With the holiday season in full swing, many people are going to make long car journeys, and for these to go smoothly, it is very important to pay attention to what you eat before setting off and during your trip. Eating the wrong food can cause drowsiness, fatigue, anxiety or stomach upsets that affect your concentration, which can considerably increase the risk of having an accident. In the words of Dr. Mari Carmen López of the SEAT CARS medical centre, “it's not good enough to tell yourself it'll go away soon; you have to be in full control of your faculties and stay as comfortable as possible, and that includes eating the right food.”
Kilocalories at the wheel
Driving is an activity that burns from 1,000 to 1,350 kcal a day, similar to resting. For this reason, a driver does not require a large intake of food, but rather should limit it to 2,000 / 2,500 kcal per day. But “you should never get behind the wheel on an empty stomach, as you could suffer low blood sugar and dizziness. Furthermore, hunger pangs diminish your attention span as you mind is on other things”, explains Dr. López.
Small quantities at regular intervals
Large meals lead to drowsiness, abdominal pains, heartburn and gas, all symptoms that alter your ability to concentrate. After lunch, for example, it has been demonstrated that performance decreases by 10%. Dr. López recommends “making frequent stops and eating small quantities, and after the main meal, walk around for 15 minutes or take a nap to clear your head.”
Foods to avoid
Pasta, rice, onions and tomatoes do not make good driving companions.
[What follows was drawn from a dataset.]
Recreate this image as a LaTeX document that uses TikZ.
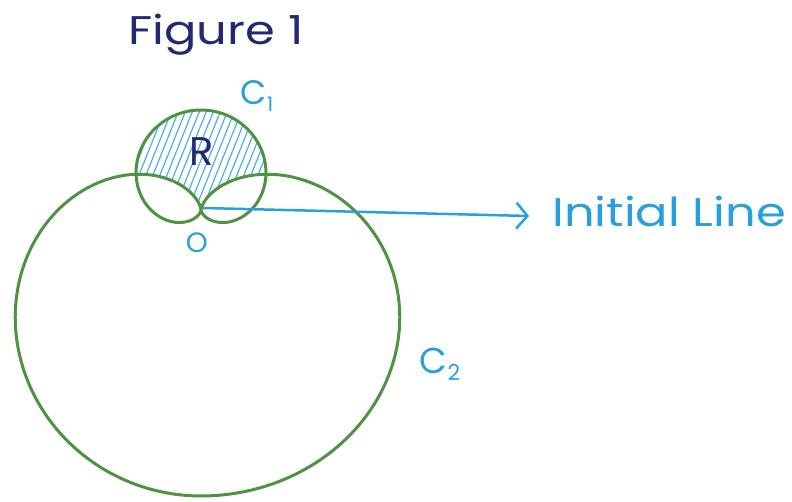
\documentclass[tikz,border=0pt]{standalone}
\usepackage{fontspec}
\setmainfont{Poppins}
\usetikzlibrary{arrows.meta}
\definecolor{pgreen}{RGB}{78,146,66}
\definecolor{pblue}{RGB}{40,160,220}
\definecolor{pnavy}{RGB}{35,40,115}
\tikzset{
  curve/.style={pgreen, line width=3pt, line join=round},
  hatch/.style={pblue!85, line width=1.2pt},
  bluelabel/.style={text=pblue, inner sep=0pt},
  navylabel/.style={text=pnavy, inner sep=0pt}
}
\begin{document}
\begin{tikzpicture}[x=1pt,y=-1pt]
\useasboundingbox (0,0) rectangle (792,502);
\def\ox{201}\def\oy{210}\def\rA{50}\def\rB{143}
\def\Cone{plot[domain=-90:270,samples=300] ({\ox+\rA*(1+sin(\x))*cos(\x)},{\oy-\rA*(1+sin(\x))*sin(\x)}) -- cycle}
\def\Ctwo{plot[domain=90:450,samples=400] ({\ox+\rB*(1-sin(\x))*cos(\x)*(1+0.07*(cos(\x)>0))},{\oy-\rB*(1-sin(\x))*sin(\x)}) -- cycle}
% shaded region R: inside C1, outside C2
\begin{scope}
\clip \Cone;
\foreach \i in {0,...,34} \draw[hatch] (60+\i*7,250) -- ++(60,-150);
\end{scope}
\fill[white] \Ctwo;
% C1 and C2
\draw[curve] \Cone;
\draw[curve] \Ctwo;
% initial line
\coordinate (O) at (\ox+2,\oy-2);
\coordinate (tip) at (529,216);
\draw[pblue, line width=2.5pt, line cap=round, -{Straight Barb[length=11pt,width=26pt,line width=2.5pt]}] (O) -- (tip);
% labels
\node[navylabel, font=\fontsize{40}{40}\selectfont, xscale=1.2] (fig) at (216,35) {Figure 1};
\node[bluelabel, font=\fontsize{34}{34}\selectfont] (c1) at (257,96) {C\raisebox{-0.2em}{\fontsize{20}{20}\selectfont 1}};
\node[bluelabel, font=\fontsize{36}{36}\selectfont] (c2) at (440,364) {C\raisebox{-0.2em}{\fontsize{22}{22}\selectfont 2}};
\node[bluelabel, font=\fontsize{28}{28}\selectfont] (o) at (197,243) {O};
\node[navylabel, font=\fontsize{40}{40}\selectfont] (r) at (202,152) {R};
\node[bluelabel, font=\fontsize{40}{40}\selectfont, xscale=1.2, anchor=west] (il) at (552,211) {Initial Line};
\end{tikzpicture}
\end{document}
Deep-fried, batter-fried, spicy food and sauces can become obstacles for safe driving. At the wheel it is also best to steer clear of rice, beans and pasta. As driving is an activity that does not require a significant calorie intake, it is best not to eat too many carbs as they cause bloating. Besides, they digest easily and make you feel hungry again very soon. Eating too much of citric fruits, onions and tomatoes, even though they are healthy, causes acid indigestion, so it is best to avoid them with a full day of driving ahead.
H2O, the essential fuel
Dehydration is just as dangerous for a driver as being under the influence of alcohol.
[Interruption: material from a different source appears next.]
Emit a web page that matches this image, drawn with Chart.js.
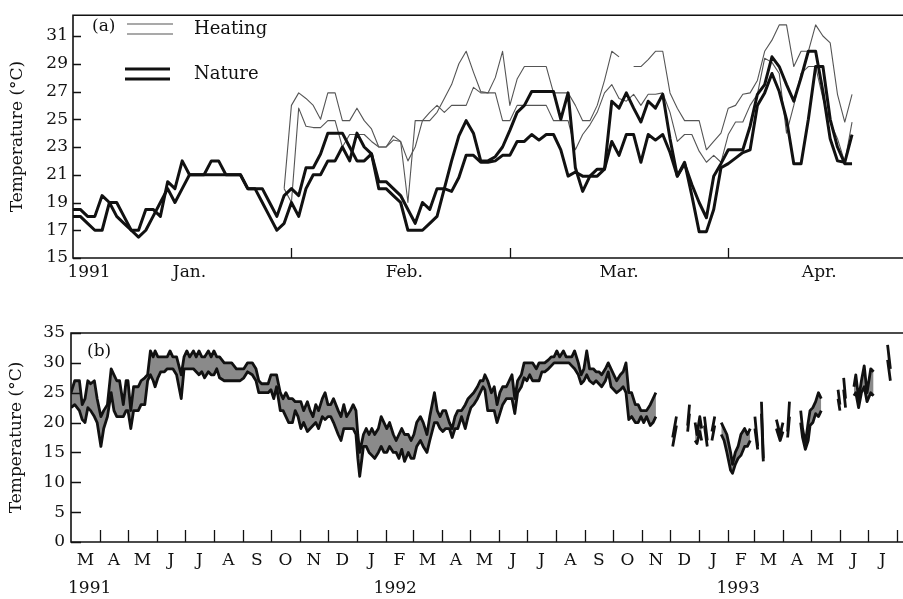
<!DOCTYPE html>
<html>
<head>
<meta charset="utf-8">
<script src="https://cdn.jsdelivr.net/npm/chart.js@4.4.1/dist/chart.umd.min.js"></script>
<style>
body { margin: 0; background: #fff; }
#wrap { position: relative; width: 903px; height: 599px; }
canvas { position: absolute; left: 0; }
#top { top: 0; }
#bottom { top: 290px; }
</style>
</head>
<body>
<div id="wrap">
<canvas id="top" width="903" height="290"></canvas>
<canvas id="bottom" width="903" height="309"></canvas>
</div>
<script>
// ---- panel (a): daily values, day 0 = start of 1991 record
const natureA = [18.5,18.5,18,18,19.5,19,19,18,17,17, 18.5,18.5,18,20.5,20,22,21,21,21,22,
  22,21,21,21,20,20,20,19,18,19.5, 20,19.5,21.5,21.5,22.5,24,24,24,23,22,
  22,22.5,20,20,19.5,19,17,17,17,17.5, 18,20,22,23.8,24.9,24,22,22,22.3,23,
  24.2,25.5,26,27,27,27,27,25,26.9,21.5, 19.8,20.9,21.4,21.4,26.3,25.8,26.9,25.8,24.8,26.3,
  25.8,26.8,23.6,20.9,21.8,20.3,19,17.9,20.9,21.8, 22.8,22.8,22.8,24.5,26.8,27.5,29.5,28.8,27.5,26.3,
  28,29.9,29.9,27,23.6,22,21.9,23.9];
const natureB = [18,18,17.5,17,17,19,18,17.5,17,16.5, 17,18,19,20,19,20,21,21,21,21,
  21,21,21,21,20,20,19,18,17,17.5, 19,18,20,21,21,22,22,23,22,24,
  23,22.5,20.5,20.5,20,19.5,18.5,17.5,19,18.5, 20,20,19.8,20.8,22.4,22.4,21.9,21.9,22,22.4,
  22.4,23.4,23.4,23.9,23.5,23.9,23.9,22.8,20.9,21.2, 20.9,20.9,20.9,21.4,23.4,22.4,23.9,23.9,21.9,23.9,
  23.5,23.9,22.6,20.9,21.9,19.5,16.9,16.9,18.5,21.5, 21.8,22.2,22.6,22.8,26,26.9,28.3,27,25,21.8,
  21.8,25,28.8,28.8,25,23,21.8,21.8];
const heatStart = 29;
const heatHigh = [20,26,26.9,26.5,26,25,26.9,26.9,24.9,24.9,25.8,
  24.9,24.3,23,23,23.8,23.4,19,24.9,24.9,24.9,
  25.5,26.5,27.5,29,29.9,28.4,27,26.9,28,29.9,
  26,27.9,28.8,28.8,28.8,28.8,26.9,26.9,26.9,26,
  24.9,24.9,26,27.8,29.9,29.5,null,28.8,28.8,29.3,
  29.9,29.9,26.9,25.8,24.9,24.9,24.9,22.8,23.4,24,
  25.8,26,26.8,26.9,27.8,29.9,30.7,31.8,31.8,28.8,
  29.9,29.9,31.8,31,30.5,26.8,24.8,26.8];
const heatLow = [20,19,25.8,24.5,24.4,24.4,24.9,24.9,23,23.9,23.9,
  23.9,23.4,23,23,23.5,23.4,22,23,24.9,25.5,
  26,25.5,26,26,26,27.3,26.9,26.9,26.9,24.9,
  24.9,26,26,26,26,26,24.9,24.9,24.9,22.8,
  23.9,24.6,25.5,26.9,27.5,26.5,26.3,26.8,26,26.8,
  26.8,26.9,25.5,23.4,23.9,23.9,22.7,21.9,22.4,21.9,
  23.9,24.8,24.8,26,26.8,29.4,29.1,28.3,24,26,
  28.3,28.8,28.8,26.5,24.8,23.6,21.9,24.8];
const yTicksA = [15,17,19,21,23,25,27,29,31];
const xLabelsA = ['1991','Jan.','Feb.','Mar.','Apr.'];
const xLabelPosA = [2.2,16,45.5,75,102.5];
const xMarksA = [30,60,90];

// ---- panel (b): days since 1 Mar 1991, upper and lower line (null = gap)
const daysB = [0,4,9,12,15,18,21,25,28,32, 35,39,43,46,49,52,56,59,61,64,
  67,72,75,79,82,85,88,90,93,96, 100,103,106,109,113,118,121,124,127,131,
  134,137,140,143,147,150,153,156,159,164, 168,172,177,181,185,189,194,198,201,204,
  208,211,214,217,220,224,227,230,233,237, 240,243,246,249,253,256,259,262,265,269,
  272,275,278,281,286,289,292,295,299,302, 305,307,309,313,316,319,322,325,329,332,
  335,338,341,345,348,351,354,357,361,364, 367,370,374,377,381,384,389,392,395,398,
  401,405,408,411,414,418,422,425,428,431, 435,438,441,443,446,450,453,456,459,462,
  466,469,472,475,478,482,485,488,491,494, 498,501,504,507,511,514,517,520,523,527,
  530,533,536,539,543,546,549,552,555,559, 562,565,568,572,575,578,581,584,588,591,
  594,597,600,604,607,610,613,616,620,623, 626,630,644,648,652,660,662,665,668,670,
  673,675,676,678,681,684,686,689,692,696, 699,702,706,708,711,714,717,721,724,727,
  729,732,735,737,739,741,745,755,759,762, 764,767,769,772,781,783,786,789,791,794,
  797,800,803,806,821,823,825,827,829,832, 838,840,843,846,849,852,856,859,862,874,
  877,880];
const hiB = [25,27,27,23,24,27,26.5,27,24,21, 22,23,29,28,27,27,23,27,27,22,
  26,26,27,27.5,28,32,31,32,31,31, 31,31,32,31,31,28,31,32,31,32,
  31,32,31,31,32,31,32,31,31,30, 30,30,29,29,29,30,30,29,27,26.5,
  26.5,26.5,28,28,28,25,24,25,24,24, 23.5,23.5,23.5,22,23.5,22,21,23,22,24,
  25,23,23,24,22,21,23,21,22,23, 22,18,15,18,19,18,19,18,19,21,
  20,19,20,18,17,18,19,18,18,17, 18,20,21,20,18,21,25,22,21,22,
  22,20,19,21,22,22,23,24,24.5,25, 26,27,27,28,27,25,26,23,25,26,
  26,27,28,24,27,28,30,30,30,30, 29,30,30,30,30.5,31,31,32,31,32,
  31,31,31,32,30,28,29,32,29,29, 28.5,28.5,28,29,30,29,28,27,28,28.5,
  30,25,25,23,23,22,22,22,23,24, 25,null,17.5,21,null,19.5,23,null,20,18,
  21,19,null,21,17,null,18.5,21,null,20, 19,18,15,13,15,16,18,19,18,19,
  null,21,16,null,23.5,14,null,20.5,18,20, null,18.5,23.5,null,22,19,16.5,20,22,22.5,
  23.5,25,24,null,25.5,23,null,27.5,24,null, 26,28,24,27,29.5,25,29,28.5,null,33,
  29,null];
const loB = [22.5,23,22,20.5,20,22.5,22,21,20,16, 19,21,25,22,21,21,21,22,22,19,
  22,22,23,23,27,28,27,26,27.5,28.5, 28.5,29,29,29,28,24,29,29,29,29,
  28.5,28,28.5,27.5,28.5,28,28,29,27.5,27, 27,27,27,27,27.5,28.5,28,27,25,25,
  25,25,25.5,24,26,22,22,21,20,20, 22,21,19,20,18.5,19,19.5,20,19,21,
  20.5,21,21,20,18,17,19,19,19,19, 18,14,11,16,16,15,14.5,14,15,16,
  15,15,16,15,15,14,15.5,13.5,15,14, 14,16,17,16,15,17,20,20,19,18.5,
  19,19,17.5,19,19,21,19,21,22.5,23, 24,25,26,25.5,22,22,22,20,21.5,23,
  24,24,24,21.5,25,26,27.5,27,28,27, 27,27,28.5,28.5,29,29.5,30,30,30,30,
  30,30,29.5,29,28,26.5,27,28,27,26.5, 27,26.5,26,27,28.5,26,25.5,25,25.5,26,
  25,20.5,21,20,20,21,20,21,19.5,20, 21,null,16,19.5,null,18.5,21.5,null,17,16.5,
  18.5,17,null,19.5,16,null,17,19.5,null,18, 17,15,12,11.5,13,14,14.5,16,16,17,
  null,19,15.5,null,21.5,13.5,null,19,17,18.5, null,17.5,21,null,20,17.5,15.5,17,19.5,20,
  21.5,21,22,null,24,22,null,25.5,22.5,null, 24.5,25,22.5,25,26,23.5,25,24.5,null,30.5,
  27,null];
const yTicksB = [0,5,10,15,20,25,30,35];
const monthLettersB = ['M','A','M','J','J','A','S','O','N','D','J','F','M','A','M','J','J','A','S','O','N','D','J','F','M','A','M','J','J'];
const yearLabelsB = ['1991','1992','1993'];
const yearPosB = [20,347,714];

const base = Date.UTC(1991, 2, 1);
const monthStartsB = Array.from({length: monthLettersB.length + 1}, (_, i) => (Date.UTC(1991, 2 + i, 1) - base) / 864e5);
const monthPosB = monthLettersB.map((_, i) => (monthStartsB[i] + monthStartsB[i + 1]) / 2);

const serif = "'DejaVu Serif', serif";
Chart.defaults.font.family = serif;
Chart.defaults.font.size = 17;
Chart.defaults.color = '#111';

const pts = (arr, start, xs) => arr.map((v, i) => ({x: xs ? xs[i] : start + i, y: v}));

// frame, inside ticks, panel tag and legend
const frame = {
  id: 'frame',
  afterDraw(chart, args, o) {
    const {ctx, chartArea: a, scales: {x, y}} = chart;
    ctx.save();
    ctx.strokeStyle = '#111';
    ctx.lineWidth = 1.6;
    ctx.beginPath();
    ctx.moveTo(a.right, a.top); ctx.lineTo(a.left, a.top);
    ctx.lineTo(a.left, a.bottom); ctx.lineTo(a.right, a.bottom);
    ctx.stroke();
    ctx.lineWidth = 1.3;
    ctx.beginPath();
    y.ticks.forEach(t => {
      const p = Math.round(y.getPixelForValue(t.value)) + 0.5;
      ctx.moveTo(a.left, p); ctx.lineTo(a.left + o.yLen, p);
    });
    o.marks.forEach(v => {
      const p = Math.round(x.getPixelForValue(v)) + 0.5;
      ctx.moveTo(p, a.bottom); ctx.lineTo(p, a.bottom - o.xLen);
    });
    ctx.stroke();
    ctx.fillStyle = '#111';
    ctx.textBaseline = 'middle';
    ctx.font = '17px ' + serif;
    ctx.fillText(o.tag, o.tagX, o.tagY);
    (o.legend || []).forEach(e => {
      const ds = chart.data.datasets[e.ds];
      ctx.strokeStyle = ds.borderColor;
      ctx.lineWidth = ds.borderWidth;
      ctx.beginPath();
      e.ys.forEach(yy => { ctx.moveTo(e.x1, yy); ctx.lineTo(e.x2, yy); });
      ctx.stroke();
      ctx.font = '18px ' + serif;
      ctx.fillText(ds.label, e.tx, e.ty);
    });
    ctx.restore();
  }
};

const flat = {display: false, drawTicks: false};

new Chart(document.getElementById('top'), {
  type: 'line',
  data: {
    datasets: [
      {label: 'Nature', data: pts(natureA, 0), borderColor: '#111', borderWidth: 3},
      {label: 'Nature', data: pts(natureB, 0), borderColor: '#111', borderWidth: 3},
      {label: 'Heating', data: pts(heatHigh, heatStart), borderColor: '#555', borderWidth: 1.1},
      {label: 'Heating', data: pts(heatLow, heatStart), borderColor: '#555', borderWidth: 1.1}
    ]
  },
  options: {
    responsive: false,
    animation: false,
    devicePixelRatio: 1,
    layout: {padding: {top: 5, left: 0, right: 0, bottom: 0}},
    elements: {point: {radius: 0}, line: {tension: 0, borderJoinStyle: 'round'}},
    plugins: {
      legend: {display: false},
      tooltip: {enabled: false},
      frame: {
        yLen: 8, xLen: 10, marks: xMarksA, tag: '(a)', tagX: 92, tagY: 27,
        legend: [
          {ds: 2, ys: [24, 34], x1: 127, x2: 173, tx: 194, ty: 29},
          {ds: 0, ys: [69, 79], x1: 125, x2: 170, tx: 194, ty: 74}
        ]
      }
    },
    scales: {
      x: {
        type: 'linear', min: 0, max: 114,
        grid: flat, border: {display: false},
        afterBuildTicks: s => { s.ticks = xLabelPosA.map(v => ({value: v})); },
        ticks: {autoSkip: false, maxRotation: 0, padding: 4, callback: (v, i) => xLabelsA[i]},
        afterFit: s => { s.height = 32; }
      },
      y: {
        min: 15, max: 32.5,
        grid: flat, border: {display: false},
        afterBuildTicks: s => { s.ticks = yTicksA.map(v => ({value: v})); },
        ticks: {padding: 5},
        title: {display: true, text: 'Temperature (°C)', padding: {top: 7, bottom: 0}},
        afterFit: s => { s.width = 73; }
      }
    }
  },
  plugins: [frame]
});

new Chart(document.getElementById('bottom'), {
  type: 'line',
  data: {
    datasets: [
      {label: 'upper', data: pts(hiB, 0, daysB), borderColor: '#111', borderWidth: 2.8, fill: false},
      {label: 'lower', data: pts(loB, 0, daysB), borderColor: '#111', borderWidth: 2.8,
       fill: '-1', backgroundColor: '#8a8a8a'}
    ]
  },
  options: {
    responsive: false,
    animation: false,
    devicePixelRatio: 1,
    layout: {padding: {top: 43, left: 0, right: 0, bottom: 0}},
    elements: {point: {radius: 0}, line: {tension: 0, borderJoinStyle: 'round'}},
    plugins: {
      legend: {display: false},
      tooltip: {enabled: false},
      frame: {yLen: 10, xLen: 12, marks: monthStartsB.slice(1), tag: '(b)', tagX: 87, tagY: 62}
    },
    scales: {
      x: {
        type: 'linear', min: 0, max: 890.5,
        grid: flat, border: {display: false},
        afterBuildTicks: s => { s.ticks = monthPosB.map(v => ({value: v})); },
        ticks: {autoSkip: false, maxRotation: 0, padding: 8, callback: (v, i) => monthLettersB[i]},
        afterFit: s => { s.height = 30; }
      },
      x2: {
        type: 'linear', axis: 'x', position: 'bottom', min: 0, max: 890.5,
        grid: flat, border: {display: false},
        afterBuildTicks: s => { s.ticks = yearPosB.map(v => ({value: v})); },
        ticks: {autoSkip: false, maxRotation: 0, padding: 6, callback: (v, i) => yearLabelsB[i]},
        afterFit: s => { s.height = 27; }
      },
      y: {
        min: 0, max: 35,
        grid: flat, border: {display: false},
        afterBuildTicks: s => { s.ticks = yTicksB.map(v => ({value: v})); },
        ticks: {padding: 6},
        title: {display: true, text: 'Temperature (°C)', padding: {top: 6, bottom: 0}},
        afterFit: s => { s.width = 71; }
      }
    }
  },
  plugins: [frame]
});
</script>
</body>
</html>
According to a study published by Loughborough University (UK) and the European Hydration Institute, drivers who are not adequately hydrated makes mistakes similar to those with a blood alcohol level of 0.8 g/l, as if they had drunk 4 glasses of wine. The most common are involuntary lane departures, late braking reflexes and easing onto the shoulder. According to Dr. López, “dehydration can lead to dizziness, vomiting and in the most extreme cases, loss of consciousness.” For this reason it is essential to drink fluids, especially in hot weather and at each stop. Water is the best option, but it can be mixed with fruit juice or soft drinks. As far as caffeine goes, Dr. López points out that “a couple of coffees or teas during the day might help you stay alert, but more than that can give you the jitters.” Energy drinks while driving are absolutely inadvisable.
Can you eat or drink while driving?
Most European traffic rules do not expressly prohibit this. However, both can cause distractions and restrict freedom of movement. A study by the University of Leeds (UK) concludes that reaction time while eating goes down by up to 44%. In Spain, for example, drivers caught eating or drinking face a fine of €200; £100 in the UK and the loss of three points on their driving licence. Therefore, rest stops should be used to eat and replenish fluids.
Menu for drivers:
- Two slices of toast with cooked ham or cheese
- Piece of fruit
- Coffee or tea
- Vegetarian sandwich and water
- Grilled or roast meat or fish
- Water and coffee or tea
- Fruit, yogurt and water
Dr. López suggests this menu because “it supplies sufficient nutrients and is light enough to prevent heavy digestions and stomach problems.”